Congress should consider forgiving the flood insurance program's current debt, most of which can be traced to storms such as Katrina, Rita and Wilma, which hit in 2005, before Congress gave FEMA better tools to manage financial risk for these types of events. Forgiving the debt owed by one part of the government to another is no different from paying for disaster relief without requiring offsetting budget cuts, which only die-hard fiscal conservatives advocate; clearing it off the books will mean old costs from previous storms don't burden the agency's ability to manage floods now.
After the most damaging flood in U.S. history, we also need to fund accurate flood mapping for the entire nation. We need better maps out ahead of development, so people know how to build and won't get caught with costly flood insurance premiums if maps are drawn after an area is developed. It would take an estimated $7.5 billion to map all the floodplains in the nation.
Congress should also reinstate the federal flood risk management standard President Trump recently revoked in an infrastructure executive order to assure a reasonable building standard for states and municipalities that use federal money to rebuild after disasters. This could be as simple as constructing most buildings one or two feet above the 100-year flood level (and two or three feet higher for critical facilities such as hospitals and police and fire stations). That way, taxpayers won't have to pay to rebuild these facilities as often. Houston already required putting new buildings one foot above the 100-year flood level. Studies of Harvey's rain may soon show that to be too low for the city', which may instead want to consider the three-foot standard Dallas has in place might be worth considering.

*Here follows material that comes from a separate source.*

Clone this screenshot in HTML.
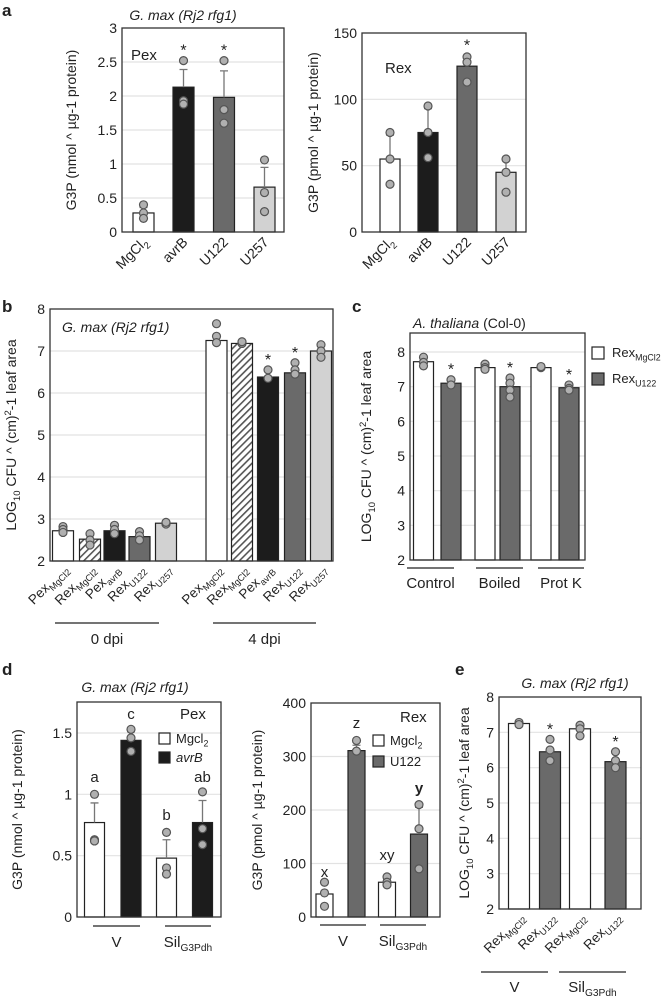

The government must clarify, either through law or regulation, that Department of Housing and Urban Development disaster relief funds can be used for voluntary building acquisitions, removals and relocations. We can't keep paving over watersheds and filling them with parking lots and rooftops, taking away the ground's capacity to absorb rainfall. We must make wise use of nature's natural ability to store floodwaters to protect us.
Finally, leaders should immediately focus on improving and streamlining voluntary buyouts and other mitigation options to help residents move out of harm's way within reasonable time frames, especially after disasters, allowing communities to reform their land use in response to nature's realities.
The nation has not been particularly good at learning from past floods, which have occurred with discouraging frequency. This time, we need to actually fix some of the problems. If we don't, Americans facing some new devastation in the future will be looking back at Harvey and wondering why we didn't act now.